Personale

Caccia a 94mila posti da docente - Il 50% può restare scoperto

La caduta del Governo non cambia lo scenario: libere 63.781 cattedre comuni e 30.349 di sostegno, ma al Nord le graduatorie sono vuote

di Eugenio Bruno e Claudio Tucci

La caduta del governo Draghi non cambia il palinsesto estivo della scuola italiana. E - in attesa di capire chi, dopo il voto, siederà a viale Trastevere - sta per andare in onda un grande classico degli ultimi anni: la caccia a 94mila cattedre scoperte. A variare, rispetto al passato, è solo il numero di docenti a tempo indeterminato da assumere. Identici invece i protagonisti: il ministero dell’Istruzione che, una volta conteggiati i pensionamenti e terminate le operazioni di mobilità, quantifica le necessità e avvia la ricerca dei candidati; l’Economia che fissa l’asticella dei posti autorizzabili in base ai vincoli di bilancio e dà l’ok all’operazione; le decine di migliaia di aspiranti professori che aspettano a programmare (o interrompere a seconda dei casi) le ferie per rispondere all’agognata chiamata. E anche il finale atteso non dovrebbe discostarsi molto dai precedenti, nonostante le sette procedure di reclutamento a disposizione che abbiamo raccontato nei mesi scorsi. Con al massimo il 50% delle immissioni in ruolo destinate ad andare a buon fine. E, dunque, con quasi metà “buchi” in organico a settembre da riempire con altrettanti supplenti. Più o meno come nel 2021, quando su 112mila slot ne sono stati occupati meno di 60mila.

Trattandosi di una procedura amministrativa la macchina delle nomine non dovrebbe subire contraccolpi dalla crisi di governo. Gran parte delle 94.130 assunzioni autorizzate per settembre - che tengono conto dei 14.420 posti delle procedure straordinarie previste dal decreto Sostegni bis del 2021 - sono cattedre comuni, pari a 63.781 (metà delle quali alle superiori, 31.944). I rimanenti 30.349 posti sono di sostegno, e qui ci saranno le maggiori “scoperture”: alla primaria, fa notare la Cisl Scuola, in Lombardia su 3.396 posti da coprire ci sono nella graduatoria di concorso appena 481 aspiranti. In Piemonte la situazione è anche peggio: su 1.307 cattedre su cui assumere la graduatoria concorsuale si ferma a 46 aspiranti. E ci sono regioni, come le Marche, che dovranno subito attingere alle Gps (le graduatorie provinciali per le supplenze) non avendo vincitori di concorso.

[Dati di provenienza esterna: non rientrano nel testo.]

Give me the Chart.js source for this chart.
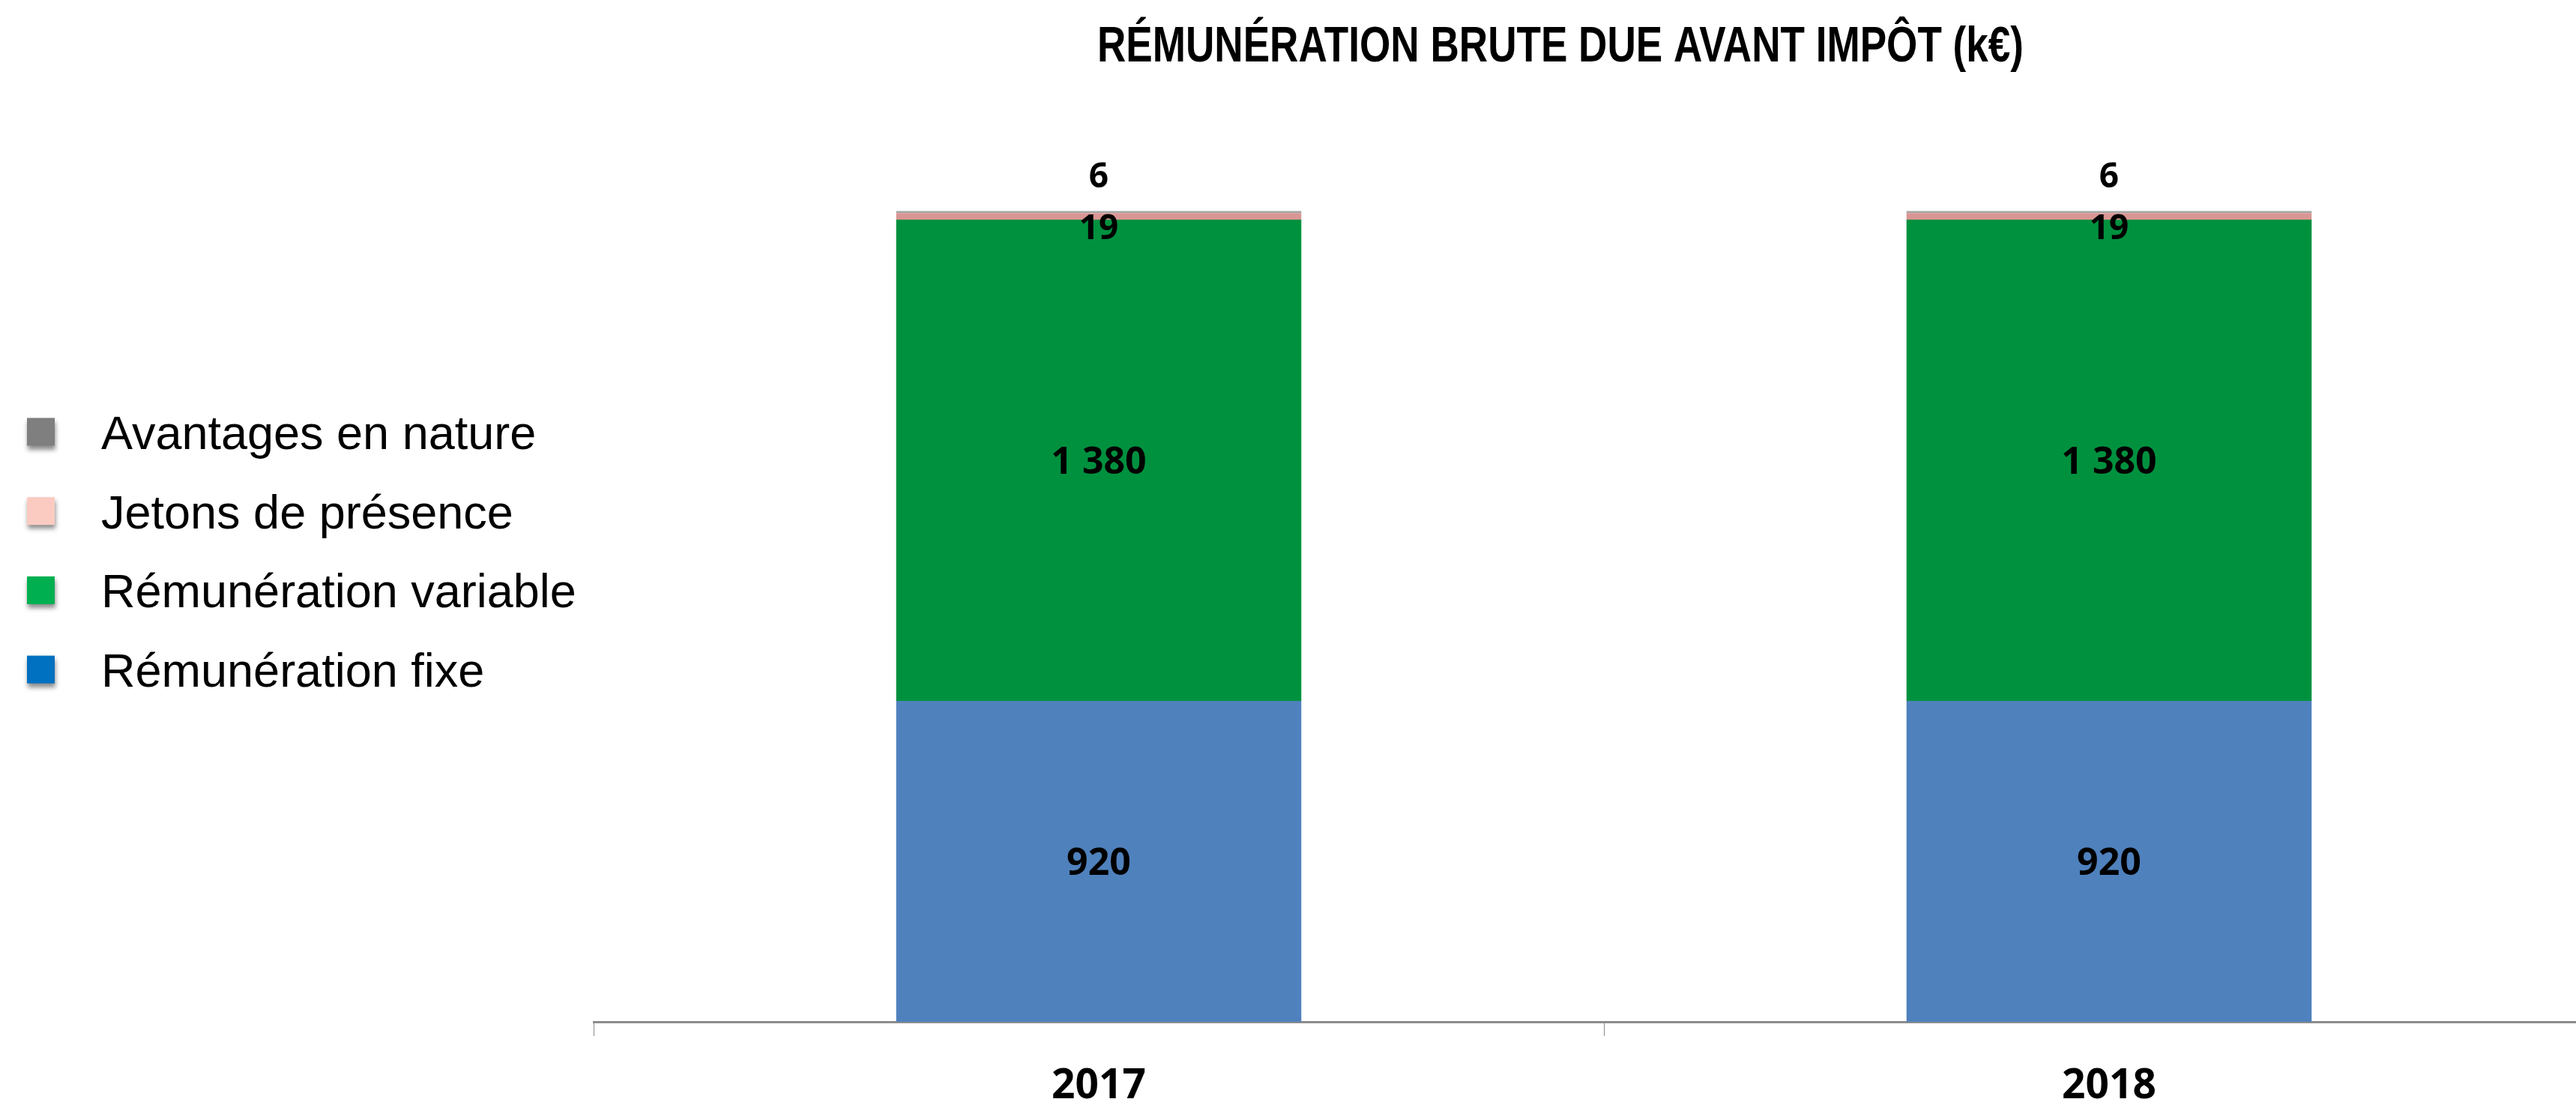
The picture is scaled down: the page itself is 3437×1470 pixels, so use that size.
<!DOCTYPE html>
<html>
<head>
<meta charset="utf-8">
<script src="https://cdn.jsdelivr.net/npm/chart.js@4/dist/chart.umd.min.js"></script>
<style>
html, body { margin: 0; padding: 0; background: #fff; overflow: hidden; }
#wrap { width: 3437px; height: 1470px; overflow: hidden; }
canvas { display: block; }
</style>
</head>
<body>
<div id="wrap"><canvas id="chart" width="3500" height="1470"></canvas></div>
<script>
// Chart data
const YEARS = ['2017', '2018'];
const FIXE = [920, 920];
const VARIABLE = [1380, 1380];
const JETONS = [19, 19];
const AVANTAGES = [6, 6];
const SERIES_NAMES = ['Rémunération fixe', 'Rémunération variable', 'Jetons de présence', 'Avantages en nature'];
const TITLE = 'RÉMUNÉRATION BRUTE DUE AVANT IMPÔT (k€)';

const BAR_COLORS = ['#4F81BD', '#00913F', '#D99694', '#A5A5A5'];
const LEGEND_COLORS = ['#0070C0', '#00B050', '#FBCBC1', '#7F7F7F'];

function fmt(v) {
    return String(v).replace(/\B(?=(\d{3})+(?!\d))/g, ' ');
}

const titlePlugin = {
    id: 'pageTitle',
    afterDraw(chart) {
        const ctx = chart.ctx;
        ctx.save();
        ctx.font = 'bold 66px "Liberation Sans Narrow", "Liberation Sans", Arial, sans-serif';
        const w = ctx.measureText(TITLE).width;
        ctx.translate(2082, 82);
        ctx.scale(1236 / w, 1);
        ctx.textAlign = 'center';
        ctx.textBaseline = 'alphabetic';
        ctx.fillStyle = '#000';
        ctx.fillText(TITLE, 0, 0);
        ctx.restore();
    }
};

// legend on the left, top item = last dataset
const legendPlugin = {
    id: 'sideLegend',
    afterDraw(chart) {
        const ctx = chart.ctx;
        const n = chart.data.datasets.length;
        for (let row = 0; row < n; row++) {
            const di = n - 1 - row;
            const cy = 576 + row * 105.7;
            ctx.save();
            ctx.shadowColor = 'rgba(0,0,0,0.45)';
            ctx.shadowBlur = 6;
            ctx.shadowOffsetX = 1;
            ctx.shadowOffsetY = 5;
            ctx.fillStyle = LEGEND_COLORS[di];
            ctx.fillRect(36, cy - 18.5, 37, 37);
            ctx.restore();
            ctx.save();
            ctx.font = '63px "Liberation Sans", Arial, sans-serif';
            ctx.fillStyle = '#000';
            ctx.textAlign = 'left';
            ctx.textBaseline = 'alphabetic';
            ctx.fillText(chart.data.datasets[di].label, 135, cy + 23);
            ctx.restore();
        }
    }
};

const valueLabels = {
    id: 'valueLabels',
    afterDatasetsDraw(chart) {
        const ctx = chart.ctx;
        ctx.save();
        ctx.fillStyle = '#000';
        ctx.textAlign = 'center';
        ctx.textBaseline = 'alphabetic';
        chart.data.datasets.forEach((ds, di) => {
            chart.getDatasetMeta(di).data.forEach((bar, i) => {
                let size = 50;
                let cy = (bar.y + bar.base) / 2;
                if (di === 2) { size = 46; cy += 14; }
                if (di === 3) { size = 46; cy = bar.y - 48; }
                ctx.font = 'bold ' + size + 'px "Open Sans", sans-serif';
                ctx.fillText(fmt(ds.data[i]), bar.x, cy + size * 0.357);
            });
        });
        ctx.restore();
    }
};

const datasets = [FIXE, VARIABLE, JETONS, AVANTAGES].map((vals, i) => ({
    label: SERIES_NAMES[i],
    data: vals,
    backgroundColor: BAR_COLORS[i],
    borderWidth: 0,
    barPercentage: 0.401,
    categoryPercentage: 1
}));

new Chart(document.getElementById('chart').getContext('2d'), {
    type: 'bar',
    data: { labels: YEARS, datasets: datasets },
    options: {
        responsive: false,
        animation: false,
        devicePixelRatio: 1,
        layout: { padding: { left: 792, right: 12, top: 200, bottom: 0 } },
        plugins: {
            legend: { display: false },
            title: { display: false },
            tooltip: { enabled: false }
        },
        scales: {
            x: {
                stacked: true,
                grid: { offset: true, drawOnChartArea: false, drawTicks: true, tickLength: 19, tickColor: '#8C8C8C', lineWidth: 1 },
                border: { display: true, color: '#8C8C8C', width: 3 },
                ticks: { color: '#000', font: { family: '"Open Sans", sans-serif', weight: 'bold', size: 55 }, padding: 34 },
                afterFit: s => { s.height = 107; }
            },
            y: { stacked: true, display: false, min: 0, max: 2500 }
        }
    },
    plugins: [titlePlugin, legendPlugin, valueLabels]
});
</script>
</body>
</html>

Rispetto al passato non è cambiata la regola generale per immettere i prof in ruolo: il numero di posti su cui possono essere disposte le assunzioni a tempo indeterminato è assegnato infatti ancora per il 50% alle graduatorie dei concorsi per titoli ed esami attualmente vigenti e, per il 50%, alle graduatorie ad esaurimento. Ma per ridurre il più possibile le mancate assunzioni, la scorsa estate, si è scelto di moltiplicare i canali d’ingresso, e così oggi ci troviamo di fronte a sette procedure diverse, non tutte peraltro chiuse: Gae, due concorsi Stem, concorso ordinario infanzia-primaria, concorso ordinario secondaria, concorso straordinario, call veloce. Con il diktat di chiudere le operazioni entro il 10 agosto.

Il punto è che nonostante questo “sforzo”, normativo e organizzativo, i posti che si riusciranno a coprire saranno al massimo il 50% delle disponibilità. O giù di lì. A causa dei nodi storici del reclutamento scolastico italiano: mancanza di programmazione del fabbisogno; cattedre scoperte al Nord mentre la gran parte degli aspiranti prof di ruolo risiedono al Sud, graduatorie esaurite da tempo, e non solo nelle materie tecnico-scientifiche, da Firenze in su. A complicare il quadro si è aggiunto l’elevato tasso di bocciatura registrato nei concorsi ordinari.

Per correggere questo “trend” il Dl 76 ha inserito un paio di novità: ha imposto all’Istruzione di comunicare il fabbisogno di docenti e quindi dei posti per le abilitazioni e ha previsto concorsi annuali solo su cattedre vuote. Resta da capire se quando entreranno in vigore (2023) queste novità basteranno e se l’esecutivo entrante confermerà la via battuta da quello uscente.